SHORT EXERCISE: Exclude the pictures, then repeat the remaining data exactly.

AVAILABLE DATA:
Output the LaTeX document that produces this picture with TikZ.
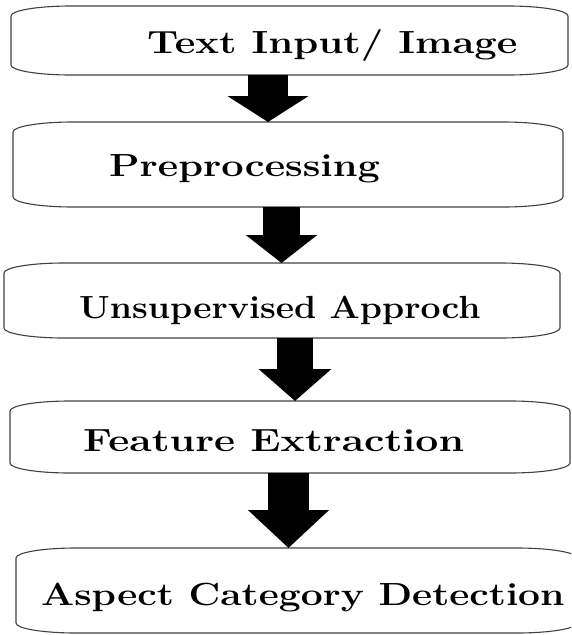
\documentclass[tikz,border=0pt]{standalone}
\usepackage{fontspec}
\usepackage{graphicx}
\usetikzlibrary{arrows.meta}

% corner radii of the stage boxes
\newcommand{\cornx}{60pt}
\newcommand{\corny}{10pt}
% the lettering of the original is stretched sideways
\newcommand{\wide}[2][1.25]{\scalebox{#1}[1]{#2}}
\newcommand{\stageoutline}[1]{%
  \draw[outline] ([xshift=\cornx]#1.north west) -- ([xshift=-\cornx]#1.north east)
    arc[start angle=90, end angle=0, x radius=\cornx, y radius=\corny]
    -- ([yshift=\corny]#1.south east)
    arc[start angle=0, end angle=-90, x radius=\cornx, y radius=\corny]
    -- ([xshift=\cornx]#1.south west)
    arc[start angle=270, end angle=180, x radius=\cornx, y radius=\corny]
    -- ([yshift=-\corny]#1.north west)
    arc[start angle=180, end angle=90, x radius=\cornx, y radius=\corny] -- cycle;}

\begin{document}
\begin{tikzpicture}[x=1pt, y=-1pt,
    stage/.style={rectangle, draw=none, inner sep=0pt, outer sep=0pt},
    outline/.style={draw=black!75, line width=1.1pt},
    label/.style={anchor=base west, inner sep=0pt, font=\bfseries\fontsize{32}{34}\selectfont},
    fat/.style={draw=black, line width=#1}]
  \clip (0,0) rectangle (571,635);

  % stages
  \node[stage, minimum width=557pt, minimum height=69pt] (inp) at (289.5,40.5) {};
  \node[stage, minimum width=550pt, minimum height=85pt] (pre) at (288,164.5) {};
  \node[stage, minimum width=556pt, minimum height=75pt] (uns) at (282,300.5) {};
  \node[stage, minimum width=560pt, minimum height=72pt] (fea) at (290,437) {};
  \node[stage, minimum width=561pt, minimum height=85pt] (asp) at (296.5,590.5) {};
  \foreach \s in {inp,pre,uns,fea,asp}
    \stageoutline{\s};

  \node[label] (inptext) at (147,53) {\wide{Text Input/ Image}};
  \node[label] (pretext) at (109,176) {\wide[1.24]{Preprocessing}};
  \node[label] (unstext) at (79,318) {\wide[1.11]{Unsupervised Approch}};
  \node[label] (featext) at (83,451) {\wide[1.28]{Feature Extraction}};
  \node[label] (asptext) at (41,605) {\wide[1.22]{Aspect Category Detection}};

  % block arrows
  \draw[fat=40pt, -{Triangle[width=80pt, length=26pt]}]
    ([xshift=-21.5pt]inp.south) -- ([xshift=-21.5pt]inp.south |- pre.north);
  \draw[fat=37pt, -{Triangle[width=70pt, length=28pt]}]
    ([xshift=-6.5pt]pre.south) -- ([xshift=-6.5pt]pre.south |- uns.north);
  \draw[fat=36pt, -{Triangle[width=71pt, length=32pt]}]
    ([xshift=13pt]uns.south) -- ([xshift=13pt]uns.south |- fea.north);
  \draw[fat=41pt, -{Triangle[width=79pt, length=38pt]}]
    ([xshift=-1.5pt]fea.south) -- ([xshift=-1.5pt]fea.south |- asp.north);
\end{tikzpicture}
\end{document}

ANSWER BELOW:
Output the LaTeX document that produces this picture with TikZ.
\documentclass[tikz,border=0pt]{standalone}
\usepackage{fontspec}
\usepackage{graphicx}
\usetikzlibrary{arrows.meta}

% corner radii of the stage boxes
\newcommand{\cornx}{60pt}
\newcommand{\corny}{10pt}
% the lettering of the original is stretched sideways
\newcommand{\wide}[2][1.25]{\scalebox{#1}[1]{#2}}
\newcommand{\stageoutline}[1]{%
  \draw[outline] ([xshift=\cornx]#1.north west) -- ([xshift=-\cornx]#1.north east)
    arc[start angle=90, end angle=0, x radius=\cornx, y radius=\corny]
    -- ([yshift=\corny]#1.south east)
    arc[start angle=0, end angle=-90, x radius=\cornx, y radius=\corny]
    -- ([xshift=\cornx]#1.south west)
    arc[start angle=270, end angle=180, x radius=\cornx, y radius=\corny]
    -- ([yshift=-\corny]#1.north west)
    arc[start angle=180, end angle=90, x radius=\cornx, y radius=\corny] -- cycle;}

\begin{document}
\begin{tikzpicture}[x=1pt, y=-1pt,
    stage/.style={rectangle, draw=none, inner sep=0pt, outer sep=0pt},
    outline/.style={draw=black!75, line width=1.1pt},
    label/.style={anchor=base west, inner sep=0pt, font=\bfseries\fontsize{32}{34}\selectfont},
    fat/.style={draw=black, line width=#1}]
  \clip (0,0) rectangle (571,635);

  % stages
  \node[stage, minimum width=557pt, minimum height=69pt] (inp) at (289.5,40.5) {};
  \node[stage, minimum width=550pt, minimum height=85pt] (pre) at (288,164.5) {};
  \node[stage, minimum width=556pt, minimum height=75pt] (uns) at (282,300.5) {};
  \node[stage, minimum width=560pt, minimum height=72pt] (fea) at (290,437) {};
  \node[stage, minimum width=561pt, minimum height=85pt] (asp) at (296.5,590.5) {};
  \foreach \s in {inp,pre,uns,fea,asp}
    \stageoutline{\s};

  \node[label] (inptext) at (147,53) {\wide{Text Input/ Image}};
  \node[label] (pretext) at (109,176) {\wide[1.24]{Preprocessing}};
  \node[label] (unstext) at (79,318) {\wide[1.11]{Unsupervised Approch}};
  \node[label] (featext) at (83,451) {\wide[1.28]{Feature Extraction}};
  \node[label] (asptext) at (41,605) {\wide[1.22]{Aspect Category Detection}};

  % block arrows
  \draw[fat=40pt, -{Triangle[width=80pt, length=26pt]}]
    ([xshift=-21.5pt]inp.south) -- ([xshift=-21.5pt]inp.south |- pre.north);
  \draw[fat=37pt, -{Triangle[width=70pt, length=28pt]}]
    ([xshift=-6.5pt]pre.south) -- ([xshift=-6.5pt]pre.south |- uns.north);
  \draw[fat=36pt, -{Triangle[width=71pt, length=32pt]}]
    ([xshift=13pt]uns.south) -- ([xshift=13pt]uns.south |- fea.north);
  \draw[fat=41pt, -{Triangle[width=79pt, length=38pt]}]
    ([xshift=-1.5pt]fea.south) -- ([xshift=-1.5pt]fea.south |- asp.north);
\end{tikzpicture}
\end{document}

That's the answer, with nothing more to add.